Energization of Cold Ions in Magnetic Reconnection: Particle-in-Cell Simulation

Cold ions in the ionosphere can reach the nightside magnetotail along the magnetic field lines, which may substantially affect the magnetotail reconnection and reconnection-driven phenomena. Although reconnection has been intensively studied in the past decades, the dynamics of cold ions in reconnection are poorly known. We performed a 2.5-D full kinetic simulation to study the energization of cold ions in a symmetric anti-parallel reconnection. We find that the cold ions can be considerably energized during reconnection. The average energy gain per cold ion is smaller than that per hot ion but larger than that per electron. The cold ions with the highest energy are firstly accelerated around the X-line, and further accelerated around the reconnection front in the outflow region.

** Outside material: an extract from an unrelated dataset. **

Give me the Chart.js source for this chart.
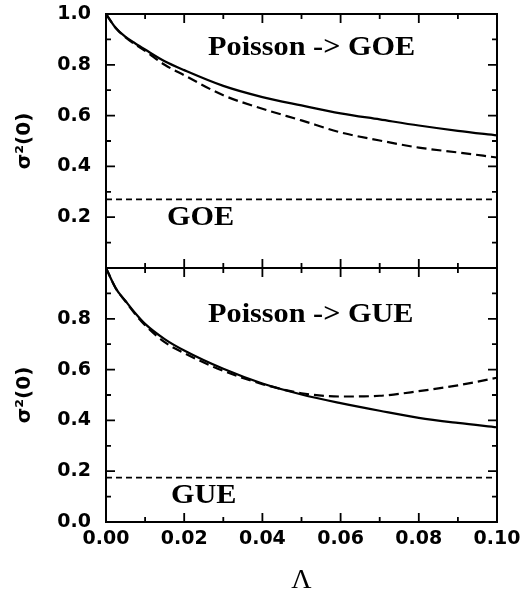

They perform the meandering motion at the X-line, while simultaneously accelerated by the reconnection out-of-plane electric field. The velocity distribution of cold ions around the X-line is characterized by the counter-streaming inflow component and the accelerated component in the +y quadrant. The cold ions are picked up at the reconnection front and trapped by the secondary island, resulting in a bump in the energy spectrum. The energy of the bump is close to the energy of the propagating speed of the reconnection front and the secondary island. Furthermore, a crescent-shaped velocity distribution is observed at the reconnection front, caused by the finite Larmor radius effect of the high-energy cold ions in the flux pileup region. Our result presents an important building block toward a fully understanding of the magnetosphere-ionosphere coupling.